Tuesday, July 3, 2007

Day Eight...The Journey Forward

I know where I stand upon the road map of my life.

I could never move in any direction till this was clear.

It's clear.

I've been pondering of where it is I would like to live.

Did I want to stay in Queens?
Did I want to move back to Long Island?

I'm 33 years old, single and I have the freedom and choice to live anywhere I choose. I left Long Island two years ago because I couldn't seem to get out of the cycle of active addiction I was caught up in.

I left everything here and built a new life for myself.

But it's time to come home.

Something is drawing me back here.
The power it used to have no longer has me in it's grips anymore.
I don't see the past here any more; Only the promise of what the future holds and the hope that wells within me.

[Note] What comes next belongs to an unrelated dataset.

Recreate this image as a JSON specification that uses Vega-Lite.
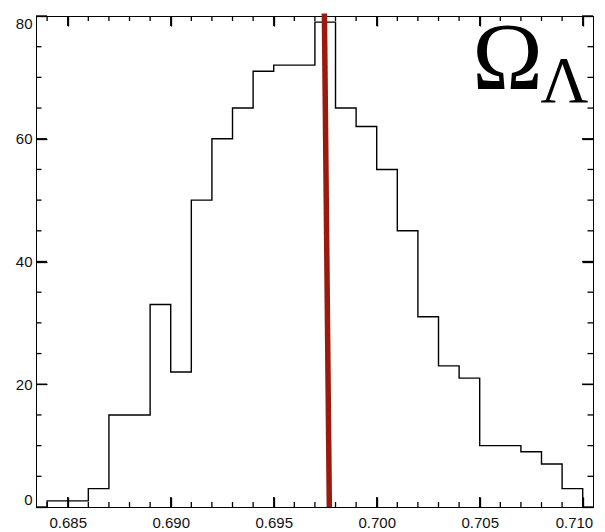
{
  "$schema": "https://vega.github.io/schema/vega-lite/v6.json",
  "width": 557,
  "height": 491,
  "padding": {"left": 36, "top": 16, "right": 12, "bottom": 25},
  "autosize": {"type": "none"},
  "background": "white",
  "config": {
    "view": {"stroke": "black", "strokeWidth": 1},
    "axis": {
      "domainColor": "black",
      "tickColor": "black",
      "tickWidth": 1.3,
      "ticks": true,
      "zindex": 1,
      "labelColor": "#111",
      "labelFont": "Liberation Sans",
      "labelFontSize": 15,
      "grid": false,
      "title": null
    }
  },
  "datasets": {
    "hist": [
      {"i": 0, "edge": 0.684, "count": 0},
      {"i": 1, "edge": 0.684, "count": 1},
      {"i": 2, "edge": 0.686, "count": 3},
      {"i": 3, "edge": 0.687, "count": 15},
      {"i": 4, "edge": 0.689, "count": 33},
      {"i": 5, "edge": 0.690, "count": 22},
      {"i": 6, "edge": 0.691, "count": 50},
      {"i": 7, "edge": 0.692, "count": 60},
      {"i": 8, "edge": 0.693, "count": 65},
      {"i": 9, "edge": 0.694, "count": 71},
      {"i": 10, "edge": 0.695, "count": 72},
      {"i": 11, "edge": 0.697, "count": 79},
      {"i": 12, "edge": 0.698, "count": 65},
      {"i": 13, "edge": 0.699, "count": 62},
      {"i": 14, "edge": 0.700, "count": 55},
      {"i": 15, "edge": 0.701, "count": 45},
      {"i": 16, "edge": 0.702, "count": 31},
      {"i": 17, "edge": 0.703, "count": 23},
      {"i": 18, "edge": 0.704, "count": 21},
      {"i": 19, "edge": 0.705, "count": 10},
      {"i": 20, "edge": 0.707, "count": 9},
      {"i": 21, "edge": 0.708, "count": 7},
      {"i": 22, "edge": 0.709, "count": 3},
      {"i": 23, "edge": 0.710, "count": 0}
    ],
    "marker": [
      {"x": 0.69746, "y": 80.4, "x2": 0.6977, "y2": 0}
    ],
    "labels": [
      {"text": "Ω", "x": 0.70635, "y": 68.1, "size": "big"},
      {"text": "Λ", "x": 0.70911, "y": 65.95, "size": "small"}
    ],
    "xmajor": [{"v": 0.685}, {"v": 0.690}, {"v": 0.695}, {"v": 0.700}, {"v": 0.705}, {"v": 0.710}],
    "xminor": [{"v": 0.684}, {"v": 0.686}, {"v": 0.687}, {"v": 0.688}, {"v": 0.689}, {"v": 0.691}, {"v": 0.692}, {"v": 0.693}, {"v": 0.694}, {"v": 0.696}, {"v": 0.697}, {"v": 0.698}, {"v": 0.699}, {"v": 0.701}, {"v": 0.702}, {"v": 0.703}, {"v": 0.704}, {"v": 0.706}, {"v": 0.707}, {"v": 0.708}, {"v": 0.709}],
    "ymajor": [{"v": 0}, {"v": 20}, {"v": 40}, {"v": 60}, {"v": 80}],
    "yminor": [{"v": 5}, {"v": 10}, {"v": 15}, {"v": 25}, {"v": 30}, {"v": 35}, {"v": 45}, {"v": 50}, {"v": 55}, {"v": 65}, {"v": 70}, {"v": 75}]
  },
  "resolve": {"axis": {"x": "independent", "y": "independent"}},
  "layer": [
    {
      "data": {"name": "hist"},
      "mark": {"type": "line", "interpolate": "step-after", "color": "black", "strokeWidth": 1.4},
      "encoding": {
        "x": {
          "field": "edge", "type": "quantitative",
          "scale": {"domain": [0.68346, 0.7105], "nice": false, "zero": false},
          "axis": {
            "orient": "bottom",
            "values": [0.685, 0.690, 0.695, 0.700, 0.705, 0.710],
            "format": ".3f",
            "tickSize": -10,
            "labelPadding": 18,
            "labelFlush": 12,
            "labelFlushOffset": 10
          }
        },
        "y": {
          "field": "count", "type": "quantitative",
          "scale": {"domain": [0, 80], "nice": false},
          "axis": {
            "orient": "left",
            "values": [0, 20, 40, 60, 80],
            "format": "d",
            "tickSize": -11,
            "labelPadding": 15,
            "labelFlush": true
          }
        },
        "order": {"field": "i", "type": "quantitative"}
      }
    },
    {
      "data": {"name": "marker"},
      "mark": {"type": "rule", "color": "#9a1a0e", "strokeWidth": 5.5},
      "encoding": {
        "x": {
          "field": "x", "type": "quantitative",
          "axis": {"orient": "top", "values": [0.685, 0.690, 0.695, 0.700, 0.705, 0.710], "labels": false, "tickSize": -10}
        },
        "x2": {"field": "x2"},
        "y": {
          "field": "y", "type": "quantitative",
          "axis": {"orient": "right", "values": [0, 20, 40, 60, 80], "labels": false, "tickSize": -11}
        },
        "y2": {"field": "y2"}
      }
    },
    {
      "data": {"name": "labels"},
      "mark": {"type": "text", "font": "Liberation Serif", "align": "center", "baseline": "alphabetic", "color": "black"},
      "encoding": {
        "x": {"field": "x", "type": "quantitative", "axis": null},
        "y": {"field": "y", "type": "quantitative", "axis": null},
        "text": {"field": "text"},
        "size": {"field": "size", "type": "nominal", "scale": {"domain": ["big", "small"], "range": [95, 66]}, "legend": null}
      }
    },
    {
      "data": {"name": "xmajor"},
      "mark": {"type": "tick", "orient": "vertical", "size": 10, "thickness": 1.3, "color": "black", "opacity": 1, "yOffset": -5},
      "encoding": {"x": {"field": "v", "type": "quantitative", "axis": null}, "y": {"datum": 0, "type": "quantitative", "axis": null}}
    },
    {
      "data": {"name": "xmajor"},
      "mark": {"type": "tick", "orient": "vertical", "size": 10, "thickness": 1.3, "color": "black", "opacity": 1, "yOffset": 5},
      "encoding": {"x": {"field": "v", "type": "quantitative", "axis": null}, "y": {"datum": 80, "type": "quantitative", "axis": null}}
    },
    {
      "data": {"name": "xminor"},
      "mark": {"type": "tick", "orient": "vertical", "size": 5, "thickness": 1.3, "color": "black", "opacity": 1, "yOffset": -2.5},
      "encoding": {"x": {"field": "v", "type": "quantitative", "axis": null}, "y": {"datum": 0, "type": "quantitative", "axis": null}}
    },
    {
      "data": {"name": "xminor"},
      "mark": {"type": "tick", "orient": "vertical", "size": 5, "thickness": 1.3, "color": "black", "opacity": 1, "yOffset": 2.5},
      "encoding": {"x": {"field": "v", "type": "quantitative", "axis": null}, "y": {"datum": 80, "type": "quantitative", "axis": null}}
    },
    {
      "data": {"name": "ymajor"},
      "mark": {"type": "tick", "orient": "horizontal", "size": 11, "thickness": 1.3, "color": "black", "opacity": 1, "xOffset": 5.5},
      "encoding": {"y": {"field": "v", "type": "quantitative", "axis": null}, "x": {"datum": 0.68346, "type": "quantitative", "axis": null}}
    },
    {
      "data": {"name": "ymajor"},
      "mark": {"type": "tick", "orient": "horizontal", "size": 11, "thickness": 1.3, "color": "black", "opacity": 1, "xOffset": -5.5},
      "encoding": {"y": {"field": "v", "type": "quantitative", "axis": null}, "x": {"datum": 0.7105, "type": "quantitative", "axis": null}}
    },
    {
      "data": {"name": "yminor"},
      "mark": {"type": "tick", "orient": "horizontal", "size": 5.5, "thickness": 1.3, "color": "black", "opacity": 1, "xOffset": 2.75},
      "encoding": {"y": {"field": "v", "type": "quantitative", "axis": null}, "x": {"datum": 0.68346, "type": "quantitative", "axis": null}}
    },
    {
      "data": {"name": "yminor"},
      "mark": {"type": "tick", "orient": "horizontal", "size": 5.5, "thickness": 1.3, "color": "black", "opacity": 1, "xOffset": -2.75},
      "encoding": {"y": {"field": "v", "type": "quantitative", "axis": null}, "x": {"datum": 0.7105, "type": "quantitative", "axis": null}}
    }
  ]
}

I met up with a few people in recovery this evening.
I was welcomed with big smiles and warm hugs of love.

Something is telling me to come back.

I've learned that the voice within is the voice that loving guides
me in this journey of rediscovering myself.

Something is stirring within.
Something is being processed.
Something is about to be revealed.

Tomorrow is the 4th of July.
Independence Day.
A celebration of freedom.

I am free.
Life is amazing.

I visited the blog "Go Smell the Flowers" the other day.
Some days I forget to stop & smell the flowers.
To just stop and soak in the moment of perfection that is around me in every moment.

I was sitting on a tree stump looking at a field of tiger lilies dancing in the wind on a sea of green; trying to put words to together to describe it's beauty.

But there are no words to express the brilliance of natures brush stokes upon this canvas of life.


Until tomorrow,
Mighty Morgan

5 comments:

Anonymous said...

Faith sweetie, not hope, have faith!

I will keep you in my thoughts. Good luck with returning home.

Anonymous said...

And prayers... you have prayers.

We will keep you in our prayers and thank you for sharing your journey with us. I have great faith that the future is more than we can imagine - yours sounds like a miracle in the making to me.

Anonymous said...

Hey great post and we're so glad you're remembering to smell the flowers while we all still can!

Your blog touched us and for that we thank you.

Warm and healthy Regards from Dubai - keep strong x

Anonymous said...

Thank you for the comment on my blog! I love your blog (this isnt really an appropriate place to tell you but hey)

www.rosshetherington.com

Anonymous said...

This is one of those random visits because I saw your visit on blogcatalog. I would like to say how much I admire the courage you are in opening up and telling your story, talking to people is both therapeutic and insightful but I think in all honesty it is great to know that there are people out there who are listening to you. I'll be checking in on you over the coming weeks. Stay positive.